The game got very complex, which would have seemed good for Fabiano's current situation of trailing by a point. However, things got from bad to worse.

Balgabaev, Sutovsky, Dvorkovich, Bologan

FIDE officials (left-right) Berik Balgabaev, Emil Sutovsky, Arkady Dvorkovich and Viktor Bologan watching the games. Photo: Maria Emelianova/Chess.com.

The American suddenly felt an urge of the 'do-or-die' situation, and in a moment of emotional stress, went wrong badly, losing control over his nerves. He rushed with his decisions, and.. Magnus made all accurate moves and he won. By this point the match was virtually over.

Sam Shankland

Now the task for Fabiano was too overwhelming- to win two games on demand. In the third game, Magnus opened with 1.e4, and of course this was not the moment for the Petroff. Fabiano went for the Sicillian, and the players reached a Maroczy Bind structure.
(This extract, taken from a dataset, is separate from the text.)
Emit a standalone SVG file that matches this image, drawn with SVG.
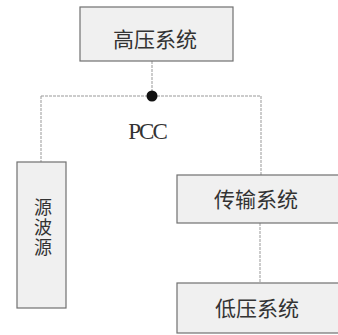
<svg xmlns="http://www.w3.org/2000/svg" width="338" height="335" viewBox="0 0 338 335">
<style>
.box{fill:#f0f0f0;stroke:#707070;stroke-width:1.2}
.lbl{font-family:"Liberation Serif","Noto Sans CJK SC",serif;font-size:21px;fill:#333;text-anchor:middle;dominant-baseline:central}
.wire{fill:none;stroke:#999;stroke-width:1;stroke-dasharray:3 1}
</style>
<rect width="338" height="335" fill="#ffffff"/>
<g id="connectors">
<path class="wire" d="M152 61V96"/>
<path class="wire" d="M41 96H261"/>
<path class="wire" d="M41 96V162"/>
<path class="wire" d="M261 96V176"/>
<path class="wire" d="M260 223V283"/>
<circle cx="152" cy="96" r="5.5" fill="#111"/>
</g>
<g id="high">
<rect class="box" x="80" y="7" width="153" height="54"/>
<text class="lbl" x="155" y="40">高压系统</text>
</g>
<g id="pcc">
<text x="147" y="139" font-family="Liberation Serif,serif" font-size="23" fill="#333" text-anchor="middle" letter-spacing="-2">PCC</text>
</g>
<g id="source">
<rect class="box" x="17" y="162" width="49" height="146"/>
<text x="43" y="228" font-family="'Noto Sans CJK SC',sans-serif" font-size="18" fill="#333" text-anchor="middle" writing-mode="vertical-rl" letter-spacing="2">源波源</text>
</g>
<g id="trans">
<rect class="box" x="177" y="175" width="165" height="48"/>
<text class="lbl" x="256" y="200">传输系统</text>
</g>
<g id="low">
<rect class="box" x="177" y="283" width="165" height="50"/>
<text class="lbl" x="257" y="309">低压系统</text>
</g>
</svg>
Magnus skillfully kept waiting to see what his opponent is up to. In such a quiet position, any dynamic operation by Fabiano would have been clear helping chess. He also kept waiting for his moment to pounce.

Quite the opposite happened though. Magnus decided to simplify the position to a large extent, and the game was simply completely level. Fabiano found nothing to do, and trying his last chance-- in desperation, he lost.

Sam Shankland

Tiebreak 2018 World Chess Championship Carlsen Caruana game 3

It's all over. Photo: Maria Emilianova/Chess.com

At the end, Magnus defended his title, and his claim as the best chess player on the world. Another WCC cycle has come to a close, and once again he emerges as the winner. He has two full years to let the glory sink in-- and Fabiano's childhood dream will have to wait. Can he come back rejuvenated and challenge for the title once again in 2020?

2018 World Chess Championship Carlsen Trophy Closing Ceremony

That expression is one of a hard-fought victory. Congratulations to Magnus, and a great shoutout for Fabiano's fight. Photo: Maria Emilianova/Chess.com

And with that, my coverage of the WCC comes to a close. I hope you enjoyed reading it as much as I did writing these blogs!